The mobile phone operator Citycell has claimed that the entity has already paid an excess Tk 129.27 crore to the Bangladesh Telecommunication Regulatory Commission for different charges and fees of the regulator.
The operator came with the claim last week following a showcause letter of the telecom regulator to Citycell.
On April 26 this year, the regulator in a letter asked Citycell as to why legal action would not be taken against the operator for non-payment of fresh dues to the commission for the period of October 2016 to March 2017, a BTRC official said.
The telecom regulator in the notice also asked the operator to explain in thirty days why legal action would not be taken against the operator on the same ground.
The mobile service of Citycell has remained suspended for the last few months following a dispute with the regulator over non-payment of dues worth around Tk 377 crore accumulated till October 2016, a BTRC official said.
The Citycell reply issued by its chief executive officer Mehboob Chowdhury said that the operator has already paid Tk 476.27 crore as spectrum charge, license fee, revenue sharing and social obligation fund to the telecom regulator for the operator’s dues till the third quarter of 2016.

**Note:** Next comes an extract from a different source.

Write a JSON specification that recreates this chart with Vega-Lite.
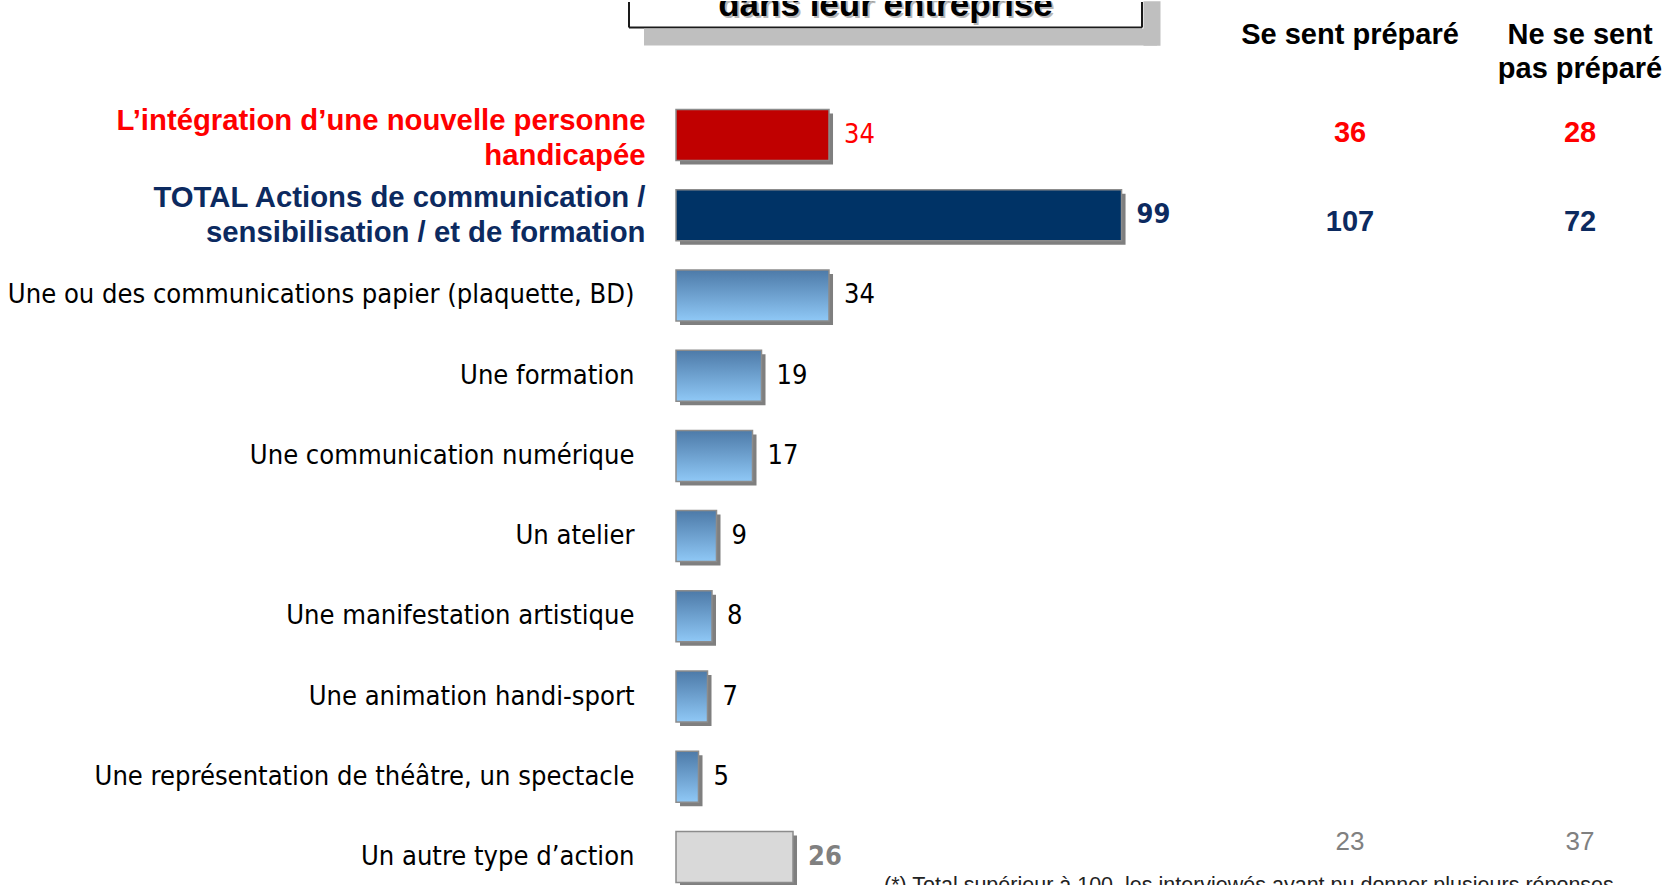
{
  "$schema": "https://vega.github.io/schema/vega-lite/v6.json",
  "padding": 0,
  "background": "white",
  "columns": 3,
  "spacing": 0,
  "align": "each",
  "bounds": "full",
  "title": {
    "text": "(*) Total supérieur à 100, les interviewés ayant pu donner plusieurs réponses",
    "orient": "bottom", "anchor": "start", "frame": "group", "baseline": "top",
    "dx": 208, "offset": -10.5, "font": "Liberation Sans", "fontSize": 21.5, "fontWeight": "normal", "color": "#222222"
  },
  "datasets": {
    "rows": [
      {"cat": "L’intégration d’une nouvelle personne handicapée", "val": 34, "grp": "focus", "prep": 36, "nprep": 28},
      {"cat": "TOTAL Actions de communication / sensibilisation / et de formation", "val": 99, "grp": "total", "prep": 107, "nprep": 72},
      {"cat": "Une ou des communications papier (plaquette, BD)", "val": 34, "grp": "item"},
      {"cat": "Une formation", "val": 19, "grp": "item"},
      {"cat": "Une communication numérique", "val": 17, "grp": "item"},
      {"cat": "Un atelier", "val": 9, "grp": "item"},
      {"cat": "Une manifestation artistique", "val": 8, "grp": "item"},
      {"cat": "Une animation handi-sport", "val": 7, "grp": "item"},
      {"cat": "Une représentation de théâtre, un spectacle", "val": 5, "grp": "item"},
      {"cat": "Un autre type d’action", "val": 26, "grp": "other", "prep": 23, "nprep": 37}
    ]
  },
  "concat": [
    {
      "width": 513,
      "height": 26.5,
      "data": {"values": [{"t": "dans leur entreprise"}]},
      "layer": [
        {
          "mark": {"type": "text", "clip": true, "font": "Liberation Sans", "fontWeight": "bold", "fontSize": 35, "baseline": "alphabetic", "dx": -45, "dy": 3.5, "color": "#9a9a9a", "opacity": 0.7},
          "encoding": {
            "text": {"field": "t"},
            "x": {"datum": 0.5, "type": "quantitative", "scale": {"domain": [0, 1]}, "axis": {"orient": "bottom", "title": null, "labels": false, "values": [0, 1], "ticks": true, "tickSize": -25.5, "tickWidth": 2, "tickColor": "#1a1a1a", "domain": true, "domainColor": "#1a1a1a", "domainWidth": 2, "offset": 47, "translate": -47}},
            "y": {"datum": 0.5, "type": "quantitative", "scale": {"domain": [0, 1]}, "axis": null}
          }
        },
        {
          "mark": {"type": "text", "clip": true, "font": "Liberation Sans", "fontWeight": "bold", "fontSize": 35, "baseline": "alphabetic", "dx": -47, "dy": 1.5, "color": "black"},
          "encoding": {
            "text": {"field": "t"},
            "x": {"datum": 0.5, "type": "quantitative", "axis": {"orient": "bottom", "title": null, "labels": false, "ticks": false, "domain": true, "domainColor": "#bfbfbf", "domainWidth": 17, "offset": 41.5, "translate": -32}},
            "y": {"datum": 0.5, "type": "quantitative", "axis": {"orient": "right", "title": null, "labels": false, "domain": false, "values": [0.179], "ticks": true, "tickSize": 17, "tickWidth": 44.5, "tickColor": "#bfbfbf", "offset": -46, "minExtent": 0, "maxExtent": 0}}
          }
        }
      ],
      "resolve": {"axis": {"y": "independent", "x": "independent"}}
    },
    {
      "width": 294,
      "height": 105,
      "data": {"values": [{"h": "Se sent préparé"}]},
      "mark": {"type": "text", "font": "Liberation Sans", "fontWeight": "bold", "fontSize": 29, "dy": -18.25, "baseline": "middle", "color": "black"},
      "encoding": {"text": {"field": "h"}}
    },
    {
      "width": 162,
      "height": 105,
      "data": {"values": [{"h": ["Ne se sent", "pas préparé"]}]},
      "mark": {"type": "text", "font": "Liberation Sans", "fontWeight": "bold", "fontSize": 29, "dy": -18.25, "baseline": "middle", "lineHeight": 34, "color": "black"},
      "encoding": {"text": {"field": "h"}}
    },
    {
      "width": 527,
      "height": 778,
      "data": {"name": "rows"},
      "encoding": {
        "y": {
          "field": "cat", "type": "nominal", "sort": null,
          "scale": {"paddingInner": 0.3645, "paddingOuter": 0.031},
          "axis": {
            "orient": "left", "title": null, "domain": false, "ticks": false,
            "minExtent": 676, "maxExtent": 676, "labelLimit": 0, "labelLineHeight": 35,
            "labelExpr": "datum.value == 'L’intégration d’une nouvelle personne handicapée' ? ['L’intégration d’une nouvelle personne', 'handicapée'] : datum.value == 'TOTAL Actions de communication / sensibilisation / et de formation' ? ['TOTAL Actions de communication /', 'sensibilisation / et de formation'] : datum.value",
            "labelColor": {"condition": [{"test": "datum.value == 'L’intégration d’une nouvelle personne handicapée'", "value": "#FF0000"}, {"test": "datum.value == 'TOTAL Actions de communication / sensibilisation / et de formation'", "value": "#0C2A60"}], "value": "black"},
            "labelFont": {"condition": {"test": "datum.index < 0.15", "value": "Liberation Sans"}, "value": "DejaVu Sans Condensed"},
            "labelFontWeight": {"condition": {"test": "datum.index < 0.15", "value": "bold"}, "value": "normal"},
            "labelFontSize": {"condition": {"test": "datum.index < 0.15", "value": 29.3}, "value": 27.1},
            "labelPadding": {"condition": {"test": "datum.index < 0.15", "value": 31}, "value": 42},
            "labelOffset": {"condition": [{"test": "datum.index == 0", "value": -14}, {"test": "datum.index > 0 && datum.index < 0.15", "value": -17.5}], "value": 0}
          }
        }
      },
      "layer": [
        {
          "mark": {"type": "bar", "clip": true, "fill": "#7f7f7f", "xOffset": 4, "x2Offset": 4, "yOffset": 4},
          "encoding": {"x": {"field": "val", "type": "quantitative", "scale": {"domain": [0, 117.1], "nice": false}, "axis": null}}
        },
        {
          "mark": {"type": "bar", "stroke": "#8c8c8c", "strokeWidth": 1.5},
          "encoding": {
            "x": {"field": "val", "type": "quantitative"},
            "fill": {
              "condition": [
                {"test": "datum.grp === 'focus'", "value": "#C00000"},
                {"test": "datum.grp === 'total'", "value": "#003366"},
                {"test": "datum.grp === 'other'", "value": "#D9D9D9"}
              ],
              "value": {"gradient": "linear", "x1": 0, "y1": 0, "x2": 0, "y2": 1, "stops": [{"offset": 0, "color": "#4d7aa8"}, {"offset": 1, "color": "#8fc8f6"}]}
            }
          }
        },
        {
          "transform": [{"filter": "datum.grp === 'item' || datum.grp === 'focus'"}],
          "mark": {"type": "text", "align": "left", "baseline": "middle", "dx": 15, "font": "DejaVu Sans Condensed", "fontSize": 27},
          "encoding": {
            "x": {"field": "val", "type": "quantitative"},
            "text": {"field": "val"},
            "color": {"condition": {"test": "datum.grp === 'focus'", "value": "#FF0000"}, "value": "black"}
          }
        },
        {
          "transform": [{"filter": "datum.grp === 'total' || datum.grp === 'other'"}],
          "mark": {"type": "text", "align": "left", "baseline": "middle", "dx": 15, "font": "DejaVu Sans Condensed", "fontWeight": "bold", "fontSize": 27},
          "encoding": {
            "x": {"field": "val", "type": "quantitative"},
            "text": {"field": "val"},
            "color": {"condition": {"test": "datum.grp === 'total'", "value": "#0C2A60"}, "value": "#808080"}
          }
        }
      ]
    },
    {
      "width": 294,
      "height": 778,
      "data": {"name": "rows"},
      "encoding": {
        "y": {
          "field": "cat", "type": "nominal",
          "scale": {"type": "band", "paddingInner": 0.3645, "paddingOuter": 0.031, "domain": ["L’intégration d’une nouvelle personne handicapée", "TOTAL Actions de communication / sensibilisation / et de formation", "Une ou des communications papier (plaquette, BD)", "Une formation", "Une communication numérique", "Un atelier", "Une manifestation artistique", "Une animation handi-sport", "Une représentation de théâtre, un spectacle", "Un autre type d’action"]},
          "axis": null
        }
      },
      "layer": [
        {
          "transform": [{"filter": "datum.grp === 'focus'"}],
          "mark": {"type": "text", "baseline": "middle", "dy": -2, "font": "Liberation Sans", "fontWeight": "bold", "fontSize": 29, "color": "#FF0000"},
          "encoding": {"text": {"field": "prep"}}
        },
        {
          "transform": [{"filter": "datum.grp === 'total'"}],
          "mark": {"type": "text", "baseline": "middle", "dy": 7, "font": "Liberation Sans", "fontWeight": "bold", "fontSize": 29, "color": "#0C2A60"},
          "encoding": {"text": {"field": "prep"}}
        },
        {
          "transform": [{"filter": "datum.grp === 'other'"}],
          "mark": {"type": "text", "baseline": "middle", "font": "Liberation Sans", "fontSize": 26, "dy": -15, "color": "#808080"},
          "encoding": {"text": {"field": "prep"}}
        }
      ]
    },
    {
      "width": 162,
      "height": 778,
      "data": {"name": "rows"},
      "encoding": {
        "y": {
          "field": "cat", "type": "nominal",
          "scale": {"type": "band", "paddingInner": 0.3645, "paddingOuter": 0.031, "domain": ["L’intégration d’une nouvelle personne handicapée", "TOTAL Actions de communication / sensibilisation / et de formation", "Une ou des communications papier (plaquette, BD)", "Une formation", "Une communication numérique", "Un atelier", "Une manifestation artistique", "Une animation handi-sport", "Une représentation de théâtre, un spectacle", "Un autre type d’action"]},
          "axis": null
        }
      },
      "layer": [
        {
          "transform": [{"filter": "datum.grp === 'focus'"}],
          "mark": {"type": "text", "baseline": "middle", "dy": -2, "font": "Liberation Sans", "fontWeight": "bold", "fontSize": 29, "color": "#FF0000"},
          "encoding": {"text": {"field": "nprep"}}
        },
        {
          "transform": [{"filter": "datum.grp === 'total'"}],
          "mark": {"type": "text", "baseline": "middle", "dy": 7, "font": "Liberation Sans", "fontWeight": "bold", "fontSize": 29, "color": "#0C2A60"},
          "encoding": {"text": {"field": "nprep"}}
        },
        {
          "transform": [{"filter": "datum.grp === 'other'"}],
          "mark": {"type": "text", "baseline": "middle", "font": "Liberation Sans", "fontSize": 26, "dy": -15, "color": "#808080"},
          "encoding": {"text": {"field": "nprep"}}
        }
      ]
    }
  ],
  "config": {"view": {"stroke": null}, "axis": {"grid": false}}
}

The operator, however, in its letter also mentioned that the mobile phone company’s dues to the BTRC was Tk 346.99 crore for the period, meaning that an additional Tk 129.27 crore has already been paid by the operator to the telecom regulator.
‘Payments for the BTRC’s claim must be adjusted against the additional Tk 129.27 crore paid by the Pacific Bangladesh Telecom Limited,’ the latter said.
A BTRC official, however, said that the operators have so far paid Tk 255 crore to the regulator against BTRC’s claim of Tk 377 crore.
The Citycell letter also said that as the Appellate Division of the Supreme Court of Bangladesh formed a special committee for resolution of disputes between Citycell and BTRC, any claim by BTRC may affect the adjudication process of the dispute by the court, it added.
The letter also asked the telecom regulator to withdraw its show cause letter in this regard.
A commissioner of BTRC told New Age on Monday, ‘Although a special committee was working to settle the dispute, the court asked the operator to pay its dues regularly. So, Citycell’s earlier payments would not be relevant with fresh dues.’
He, however, hoped that the issue would be settled soon once the special committee, which has been asked by the court to find out the actual dues of Citycell to the government, will submit its final report to the court.
As the first mobile telecom operator in Bangladesh, Citycell started its operation in 1993 using CDMA technology.
The operator intended to move to the widely-used GSM technology, but the BTRC rejected its proposal on the ground that the company had a huge amount of dues.
According to the company’s website, Singapore’s SingTel owns 44.54 per cent shares of Citycell while 37.95 per cent belongs to Pacific Motors Ltd and Far East Telecom owns 17.51 per cent stake in the company.